The Emperor had Thoughts of sending a formidable Army to reduce the Coreans, who had revolted, but his Death intervening that Expedition was deferred to another Time; ‘Tis scarce credible what Diligence and Care this Prince took for the Education of his Children ; every Object served as a Matter for their Instruction: If, for instance, he was eating Rice, he made them sensible how much Sweat and Toil this Rice Cost the poor Labourers : One Day as he was sailing with them upon the Water, “You see, my Children,” says he, “that this Boat is supported by the Water, which at the same time can overwhelm it, consider that the People resemble the Water, and the Emperor the Boat.”

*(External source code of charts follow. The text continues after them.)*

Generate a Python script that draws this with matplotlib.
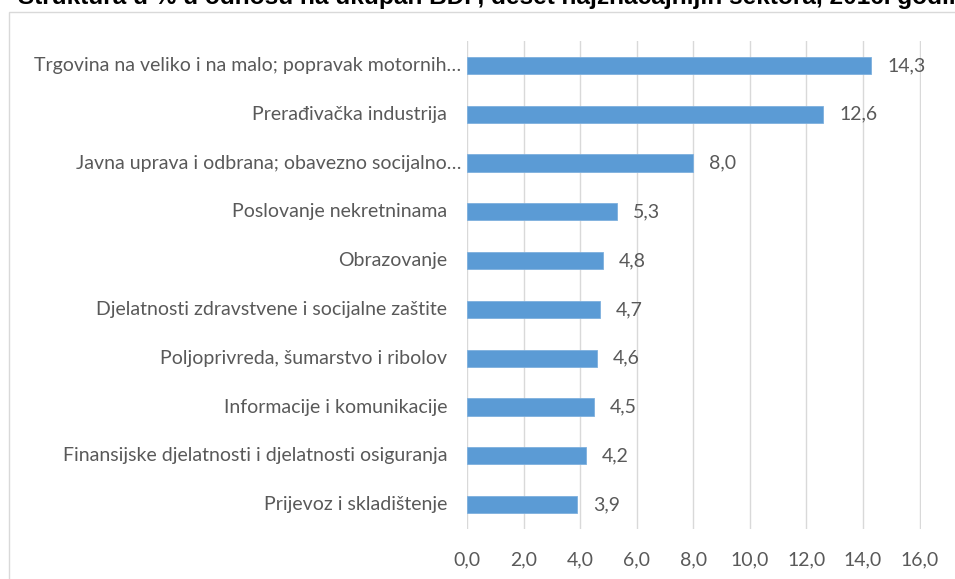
import matplotlib.pyplot as plt
from matplotlib.patches import Rectangle

sectors = [
    "Trgovina na veliko i na malo; popravak motornih…",
    "Prerađivačka industrija",
    "Javna uprava i odbrana; obavezno socijalno…",
    "Poslovanje nekretninama",
    "Obrazovanje",
    "Djelatnosti zdravstvene i socijalne zaštite",
    "Poljoprivreda, šumarstvo i ribolov",
    "Informacije i komunikacije",
    "Finansijske djelatnosti i djelatnosti osiguranja",
    "Prijevoz i skladištenje",
]
shares = [14.3, 12.6, 8.0, 5.3, 4.8, 4.7, 4.6, 4.5, 4.2, 3.9]
xticks = [0, 2, 4, 6, 8, 10, 12, 14, 16]

title = "Struktura u % u odnosu na ukupan BDP, deset najznačajnijih sektora, 2016. godine"

plt.rcParams["font.family"] = ["Lato", "DejaVu Sans"]
text_col = "#595959"

fig = plt.figure(figsize=(9.55, 5.79), dpi=100)

# chart border (top-left part visible only)
fig.patches.append(Rectangle((9 / 955, -0.02), 1.0, 1 - 12 / 579 + 0.02,
                             transform=fig.transFigure, fill=False,
                             edgecolor="#d9d9d9", linewidth=1))

# title, mostly cut off at the top of the picture
fig.text(18 / 955, 1 - 4 / 579, title, fontsize=17.6, fontweight="bold",
         family=["Liberation Sans"], color="black", va="baseline", ha="left")

ax = fig.add_axes([467 / 955, 1 - 529 / 579, 454 / 955, 488 / 579])

ypos = list(range(len(sectors)))
ax.barh(ypos, shares, height=0.35, color="#5b9bd5", edgecolor="#7eb0de",
        linewidth=0.6, zorder=3)
for y, v in zip(ypos, shares):
    ax.text(v + 0.55, y, f"{v:.1f}".replace(".", ","), va="center", ha="left",
            fontsize=14, color=text_col)

# category labels; truncated ones sit closer to the axis
for y, lab in zip(ypos, sectors):
    off = -4.3 if lab.endswith("…") else -14.4
    ax.annotate(lab, xy=(0, y), xytext=(off, 0), textcoords="offset points",
                ha="right", va="center", fontsize=14, color=text_col,
                annotation_clip=False)

ax.set_ylim(len(sectors) - 0.5, -0.5)
ax.set_xlim(0, 16.05)
ax.set_yticks([])
ax.set_xticks(xticks)
ax.set_xticklabels([f"{t:.1f}".replace(".", ",") for t in xticks],
                   fontsize=14, color=text_col)
ax.tick_params(axis="x", length=0, pad=16)
ax.grid(axis="x", color="#d9d9d9", linewidth=1, zorder=0)
for s in ax.spines.values():
    s.set_visible(False)

fig.savefig("out.png", dpi=100)
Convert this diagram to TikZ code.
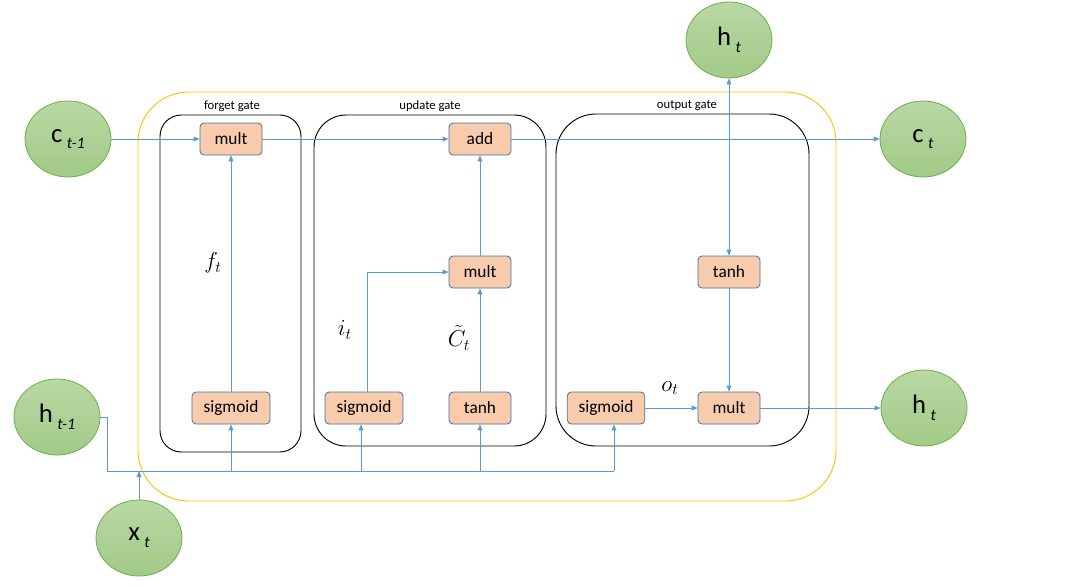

The Year before his Death he gave his Successor the twelve following Advices, which he expressed in twenty four Characters. “ Govern well your Heart , and all its Inclinations. Promote none but Persons of Merit into Places and Dignities. Encourage wise Men to come to your Court. Watch over the conduct of Magistrates. Drive Slanderers from your Presence. Be an Enemy to Pomp. Keep good Economy. Let your Rewards and Punishments be proportionable to Merit and Crimes. Have special Regard to the Encouragement of Agriculture. Art Military, Laws and Learning. Search among the former Emperors for Models to form your Government upon, for I do not deserve to be regarded as such, having made too many Slips while I governed the Empire. Have an Eye always upon the most perfect Pattern, without which you will never keep a just Medium, wherein Virtue consists. Lastly, Take Care that the Splendor of your Rank puff you not up with Pride, and that you indulge not your self in the Pleasures of a voluptuous Life, for so you will ruin both the Empire and your self.”
Tai tsong died in the forty-sixth Year of the Cycle, and the fifty-third of his Age ; in the Year following his Son Kao tsong was acknowledged Emperor.